Included in the divestment is current production of approximately 415 million cubic feet of natural gas equivalent per day (88 percent natural gas) and a 100 percent working interest in approximately 385,000 acres. Total proved reserves as of year-end 2016 related to these assets were 1.5 trillion cubic feet of natural gas equivalent. In addition, the buyer will assume responsibility for as much as 430 million cubic feet of natural gas per day of the company’s firm transportation, established to support Marcellus upstream production.

The Marcellus acreage will retain its dedication to CONE Midstream for natural gas gathering. Noble Energy’s interest in CONE Midstream is not included in the transaction, which is expected to close by the end of the second quarter.

During a conference call to announce Consol’s first-quarter financial results, CEO Nick DeIuliis couldn’t shed any light on who the buyer of Noble’s assets might be, but said the sale is “a bullish indication” for Marcellus-produced natural gas because, he said, “half of the acreage ownership is in the hands of someone with plans for development.”

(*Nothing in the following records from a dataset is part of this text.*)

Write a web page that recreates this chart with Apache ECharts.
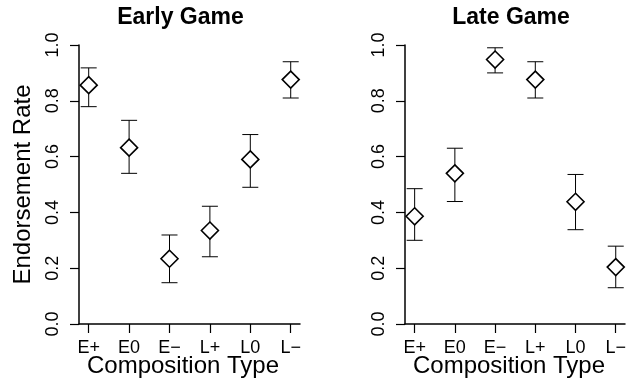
<!DOCTYPE html>
<html>
<head>
<meta charset="utf-8">
<script src="https://cdn.jsdelivr.net/npm/echarts@6/dist/echarts.min.js"></script>
<style>html,body{margin:0;padding:0;background:#fff}#c{width:634px;height:382px}</style>
</head>
<body>
<div id="c"></div>
<script>
const categories = ['E+', 'E0', 'E\u2212', 'L+', 'L0', 'L\u2212'];
const catPos = [1, 2, 3, 4, 5, 6];
const yTicks = [0, 0.2, 0.4, 0.6, 0.8, 1.0];

const earlyMean  = [0.856, 0.632, 0.234, 0.335, 0.590, 0.876];
const earlyLower = [0.779, 0.540, 0.148, 0.241, 0.490, 0.810];
const earlyUpper = [0.918, 0.730, 0.319, 0.422, 0.679, 0.940];

const lateMean  = [0.386, 0.540, 0.948, 0.876, 0.438, 0.204];
const lateLower = [0.300, 0.439, 0.900, 0.810, 0.338, 0.130];
const lateUpper = [0.485, 0.630, 0.990, 0.940, 0.536, 0.279];

const FONT = '"Liberation Sans", Arial, Helvetica, sans-serif';

const chart = echarts.init(document.getElementById('c'), null, {renderer: 'canvas'});

function xAxisDef(gi) {
  return {
    type: 'value', gridIndex: gi, min: 0.76, max: 6.23,
    splitLine: {show: false},
    axisLine: {show: true, onZero: false, lineStyle: {color: '#000', width: 1.5}},
    axisTick: {show: true, customValues: catPos, length: 9, lineStyle: {color: '#000', width: 1.2}},
    axisLabel: {
      customValues: catPos, margin: 15, color: '#000', fontSize: 18, fontFamily: FONT,
      formatter: v => categories[Math.round(v) - 1] || ''
    }
  };
}
function yAxisDef(gi) {
  return {
    type: 'value', gridIndex: gi, min: yTicks[0], max: yTicks[yTicks.length - 1], interval: 0.2,
    splitLine: {show: false},
    axisLine: {show: true, onZero: false, lineStyle: {color: '#000', width: 1.5}},
    axisTick: {show: true, length: 9, lineStyle: {color: '#000', width: 1.2}},
    axisLabel: {
      rotate: 90, margin: 17, color: '#000', fontSize: 18, fontFamily: FONT,
      formatter: v => v.toFixed(1)
    }
  };
}

function errSeries(gi, lower, upper) {
  return {
    type: 'custom', xAxisIndex: gi, yAxisIndex: gi,
    data: catPos.map((x, i) => [x, lower[i], upper[i]]),
    renderItem: (params, api) => {
      const x = api.value(0);
      const lo = api.coord([x, api.value(1)]);
      const hi = api.coord([x, api.value(2)]);
      const w = 8;
      const st = {stroke: '#000', lineWidth: 1};
      return {
        type: 'group',
        children: [
          {type: 'line', shape: {x1: lo[0], y1: lo[1], x2: hi[0], y2: hi[1]}, style: st},
          {type: 'line', shape: {x1: lo[0] - w, y1: lo[1], x2: lo[0] + w, y2: lo[1]}, style: st},
          {type: 'line', shape: {x1: hi[0] - w, y1: hi[1], x2: hi[0] + w, y2: hi[1]}, style: st}
        ]
      };
    },
    z: 2
  };
}
function ptSeries(gi, mean) {
  return {
    type: 'scatter', xAxisIndex: gi, yAxisIndex: gi,
    data: catPos.map((x, i) => [x, mean[i]]),
    symbol: 'diamond', symbolSize: [17, 17],
    itemStyle: {color: '#fff', borderColor: '#000', borderWidth: 1.6, opacity: 1},
    z: 3
  };
}

const option = {
  animation: false,
  backgroundColor: '#fff',
  grid: [
    {left: 79, top: 45, width: 221, height: 279},
    {left: 405, top: 45, width: 220, height: 279}
  ],
  xAxis: [xAxisDef(0), xAxisDef(1)],
  yAxis: [yAxisDef(0), yAxisDef(1)],
  series: [
    errSeries(0, earlyLower, earlyUpper), ptSeries(0, earlyMean),
    errSeries(1, lateLower, lateUpper), ptSeries(1, lateMean)
  ],
  graphic: [
    {type: 'text', x: 180.5, y: 18, style: {text: 'Early Game', font: 'bold 23px ' + FONT, fill: '#000', textAlign: 'center', textVerticalAlign: 'middle'}},
    {type: 'text', x: 511, y: 18, style: {text: 'Late Game', font: 'bold 23px ' + FONT, fill: '#000', textAlign: 'center', textVerticalAlign: 'middle'}},
    {type: 'text', x: 183, y: 366, style: {text: 'Composition Type', font: '24px ' + FONT, fill: '#000', textAlign: 'center', textVerticalAlign: 'middle'}},
    {type: 'text', x: 509, y: 366, style: {text: 'Composition Type', font: '24px ' + FONT, fill: '#000', textAlign: 'center', textVerticalAlign: 'middle'}},
    {type: 'text', x: 23, y: 184.5, rotation: Math.PI / 2, style: {text: 'Endorsement Rate', font: '24px ' + FONT, fill: '#000', textAlign: 'center', textVerticalAlign: 'middle'}}
  ]
};
chart.setOption(option);
</script>
</body>
</html>
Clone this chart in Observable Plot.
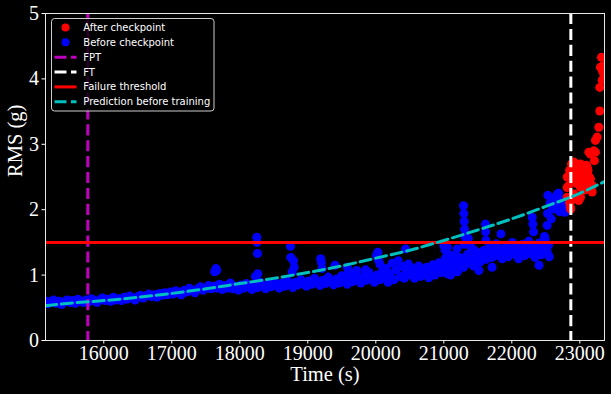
<!DOCTYPE html>
<html><head><meta charset="utf-8">
<script src="https://cdn.jsdelivr.net/npm/d3@7"></script>
<script src="https://cdn.jsdelivr.net/npm/@observablehq/plot@0.6"></script>
<style>html,body{margin:0;padding:0;background:#000;}</style>
</head><body><div id="chart"></div>
<script>
const xTicks = [16000, 17000, 18000, 19000, 20000, 21000, 22000, 23000];
const yTicks = [0, 1, 2, 3, 4, 5];
const thresholdRMS = 1.5;
const fptTime = 15765;
const ftTime = 22868;

const predictionTime = [15143, 15500, 16000, 16500, 17000, 17500, 18000, 18500, 19000, 19500, 20000, 20500, 21000, 21500, 22000, 22500, 23000, 23363];
const predictionRMS  = [0.53, 0.57, 0.61, 0.66, 0.72, 0.79, 0.87, 0.95, 1.04, 1.14, 1.26, 1.38, 1.53, 1.69, 1.86, 2.05, 2.25, 2.43];

const beforeCheckpoint = [
  [15160,0.60],[15180,0.56],[15220,0.58],[15260,0.62],[15300,0.57],[15340,0.60],[15380,0.55],[15420,0.59],[15460,0.62],[15500,0.58],
  [15540,0.61],[15580,0.57],[15620,0.63],[15660,0.60],[15700,0.58],[15740,0.62],[15780,0.59],[15820,0.64],[15860,0.61],[15900,0.58],
  [15940,0.62],[15980,0.65],[16020,0.61],[16060,0.63],[16100,0.60],[16140,0.66],[16180,0.62],[16220,0.64],[16260,0.61],[16300,0.66],
  [16340,0.63],[16380,0.68],[16420,0.65],[16460,0.62],[16500,0.67],[16540,0.69],[16580,0.65],[16620,0.68],[16660,0.71],[16700,0.67],
  [16740,0.70],[16780,0.66],[16820,0.72],[16860,0.69],[16900,0.73],[16940,0.70],[16980,0.74],[17020,0.71],[17060,0.76],[17100,0.73],
  [17140,0.70],[17180,0.77],[17220,0.74],[17260,0.80],[17300,0.76],[17340,0.73],[17380,0.79],[17420,0.82],[17460,0.77],[17500,0.80],
  [17540,0.84],[17580,0.79],[17620,0.83],[17630,1.05],[17650,1.10],[17660,1.07],
  [17660,0.80],[17700,0.86],[17740,0.78],[17780,0.84],[17820,0.80],[17860,0.88],[17900,0.79],[17940,0.83],[17980,0.77],[18020,0.85],
  [18060,0.80],[18100,0.87],[18140,0.82],[18180,0.78],[18220,0.86],[18260,0.81],[18300,0.89],[18340,0.83],[18380,0.79],[18420,0.86],
  [18460,0.82],[18500,0.90],[18540,0.84],[18580,0.80],[18620,0.88],[18660,0.83],[18700,0.92],[18740,0.86],[18780,0.81],[18820,0.89],
  [18860,0.85],[18900,0.93],[18940,0.87],[18980,0.83],[19020,0.91],[19060,0.86],[19100,0.95],[19140,0.89],[19180,0.84],[19220,0.92],
  [19260,0.87],[19300,0.97],[19340,0.90],[19380,0.85],[19420,0.94],[19460,0.88],[19500,0.99],[19540,0.92],[19580,0.86],[19620,0.96],
  [19660,0.90],[19700,1.02],[19740,0.94],[19780,0.88],[19820,0.98],[19860,0.92],[19900,1.04],[19940,0.95],[19980,0.89],[20020,1.00],
  [20060,0.93],[20100,1.06],[19720,1.07],[19850,1.08],
  [18250,1.58],[18255,1.50],[18260,1.33],[18265,1.02],[18230,0.98],
  [18745,1.44],[18750,1.27],[18790,1.22],[18800,1.12],[18770,1.05],
  [19190,1.25],[19200,1.19],[19210,1.10],[19400,1.15],[19580,1.12],[19600,1.06],
  [20010,1.30],[20040,1.23],[20060,1.17],
  [20120,0.95],[20150,1.10],[20180,0.89],[20210,1.02],[20240,1.18],[20270,0.93],[20300,1.08],[20330,1.22],[20360,0.98],[20390,1.13],
  [20420,0.95],[20450,1.05],[20480,1.17],[20510,1.00],[20540,1.10],[20570,0.95],[20600,1.05],[20630,1.14],[20660,0.98],[20690,1.08],
  [20720,1.02],[20750,1.12],[20780,0.96],[20810,1.06],[20840,1.16],[20870,1.00],[20900,1.10],[20930,1.19],[20960,1.04],[20990,1.14],
  [21020,1.25],[21050,1.08],[21080,1.18],[21110,1.30],[21140,1.12],[21170,1.22],[21200,1.05],[21230,1.16],[21260,1.26],[21290,1.12],
  [21320,1.22],[21350,1.32],[21380,1.18],[21410,1.27],[21440,1.14],[21470,1.24],[21500,1.34],[21530,1.20],[21560,1.29],[21590,1.38],
  [21620,1.24],[21650,1.33],[21680,1.44],[21710,1.27],[21740,1.37],[21770,1.48],[21800,1.30],[21830,1.40],[21860,1.25],[21890,1.35],
  [21920,1.45],[21950,1.28],[21980,1.38],[22010,1.50],[22040,1.32],[22070,1.42],[22100,1.25],[22130,1.36],[22160,1.47],[22190,1.30],
  [22220,1.40],[22250,1.52],[22280,1.33],[22310,1.43],[22340,1.27],[22370,1.38],[22400,1.49],[22430,1.31],[22460,1.42],[22490,1.55],
  [22520,1.35],[22540,1.46],[22550,1.28],
  [20030,1.35],[20437,1.40],[21000,1.45],[21020,1.38],[21050,1.43],[21060,1.32],[21090,1.04],[21100,1.00],[21050,1.02],[21195,1.40],
  [21200,1.28],[21290,2.06],[21295,1.94],[21300,1.82],[21305,1.70],[21310,1.59],[21300,1.47],[21360,1.56],[21400,1.43],[21450,1.38],
  [21515,1.07],[21612,1.78],[21615,1.66],[21620,1.53],[21710,1.12],[21840,1.63],[22300,1.88],[22310,1.78],[22320,1.66],[22400,1.15],
  [22480,1.59],[22520,1.76],[22525,1.94],[22530,2.22],[22580,1.86],[22600,2.01],[22650,2.09],[22670,2.24],[22740,2.14],[22760,2.04],
  [22700,1.97],[22780,1.96],[22690,2.25],[22865,2.19],[22560,2.10],[22620,2.18]
];

const afterCheckpoint = [
  [22815,2.50],[22815,2.34],[22815,2.19],[22840,2.37],[22865,2.01],[22878,2.70],[22888,2.65],[22888,2.15],[22900,2.55],[22912,2.24],
  [22912,2.73],[22930,2.45],[22960,2.63],[22960,2.40],[22985,2.14],[23010,2.50],[23010,2.34],[23010,2.70],[23010,2.19],[23040,2.58],
  [23060,2.45],[23080,2.36],[23097,2.68],[23110,2.55],[23110,2.65],[23120,2.60],[23133,2.88],[23157,2.47],[23157,2.85],[23182,2.37],
  [23182,2.27],[23170,2.29],[23206,2.90],[23215,2.75],[23230,3.06],[23230,2.88],[23255,3.11],[23280,3.26],[23294,3.51],[23294,3.87],
  [23304,4.18],[23318,4.33],[23330,3.98],[23330,4.13],[23350,4.08],[23340,4.20],[22850,2.60],[22945,2.52],[23030,2.42],[23140,2.50],
  [23070,2.30],[22990,2.60],[22850,2.10],[22860,2.04]
];

const prediction = predictionTime.map((t, i) => ({t, v: predictionRMS[i]}));

const legendItems = [
  {label: "After checkpoint", kind: "dot", color: "#ff0000"},
  {label: "Before checkpoint", kind: "dot", color: "#0000ff"},
  {label: "FPT", kind: "dash", color: "#bf00bf"},
  {label: "FT", kind: "dash", color: "#ffffff"},
  {label: "Failure threshold", kind: "solid", color: "#ff0000"},
  {label: "Prediction before training", kind: "dash", color: "#00bfbf"}
];

const dash = "11.1,4.8";
const chart = Plot.plot({
  width: 611, height: 394,
  marginTop: 13, marginRight: 7, marginBottom: 54, marginLeft: 45,
  style: {background: "#000", color: "#fff", fontFamily: "'Liberation Serif', 'Times New Roman', serif", fontSize: "20px"},
  x: {domain: [15143, 23363]},
  y: {domain: [0, 5]},
  marks: [
    Plot.dot(beforeCheckpoint, {x: d => d[0], y: d => d[1], r: 4.5, fill: "#0000ff", clip: true}),
    Plot.dot(afterCheckpoint, {x: d => d[0], y: d => d[1], r: 4.5, fill: "#ff0000", clip: true}),
    Plot.ruleX([fptTime], {stroke: "#bf00bf", strokeWidth: 3, strokeDasharray: dash}),
    Plot.ruleX([ftTime], {stroke: "#ffffff", strokeWidth: 3, strokeDasharray: dash}),
    Plot.ruleY([thresholdRMS], {stroke: "#ff0000", strokeWidth: 3}),
    Plot.line(prediction, {x: "t", y: "v", stroke: "#00bfbf", strokeWidth: 3, strokeDasharray: dash, curve: "monotone-x", clip: true}),
    Plot.frame({stroke: "#e8e8e8", strokeWidth: 1}),
    Plot.axisX({ticks: xTicks, tickFormat: d => String(d), tickSize: 3.5, tickPadding: 2, stroke: "#fff", label: null, fontSize: 20}),
    Plot.axisY({ticks: yTicks, tickFormat: d => String(d), tickSize: 3.5, tickPadding: 3, stroke: "#fff", label: null, fontSize: 20}),
    Plot.text(["Time (s)"], {text: d => d, frameAnchor: "bottom", dy: 40, fontSize: 20.5, fill: "#fff"}),
    Plot.text(["RMS (g)"], {text: d => d, frameAnchor: "left", dx: -30, rotate: -90, fontSize: 20.5, fill: "#fff"})
  ]
});
document.getElementById("chart").appendChild(chart);

// legend
const svg = d3.select(chart);
const lg = svg.append("g").attr("font-family", "'DejaVu Sans', sans-serif").attr("font-size", 10).attr("text-anchor", "start");
lg.append("rect").attr("x", 51.5).attr("y", 18.5).attr("width", 162.5).attr("height", 92.5)
  .attr("rx", 3).attr("fill", "#000").attr("fill-opacity", 0.8).attr("stroke", "#cccccc").attr("stroke-width", 1);
legendItems.forEach((it, i) => {
  const cy = 27.5 + i * 14.85;
  if (it.kind === "dot") {
    lg.append("circle").attr("cx", 65.5).attr("cy", cy).attr("r", 4).attr("fill", it.color);
  } else {
    lg.append("line").attr("x1", 54.5).attr("x2", 76.5).attr("y1", cy).attr("y2", cy)
      .attr("stroke", it.color).attr("stroke-width", 3)
      .attr("stroke-dasharray", it.kind === "dash" ? "12,4.5" : null);
  }
  lg.append("text").attr("x", 83.3).attr("y", cy).attr("dy", "0.35em").attr("text-anchor", "start").attr("fill", "#fff").text(it.label);
});
</script>
</body></html>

Meanwhile, Noble was turning its attention from Pennsylvania to West Texas.

The company said proceeds from the transaction will be used to pay down essentially all of the debt borrowings resulting from its earlier purchase of Clayton Williams Energy, which expanded its core Delaware Basin, which itself is a portion of the Permian Basin in Texas, which in the past year has become a hotbed of oil and gas production.

Noble Energy is an independent oil and natural gas exploration and production company with a diversified high-quality portfolio of both U.S. unconventional and global offshore conventional assets spanning three continents.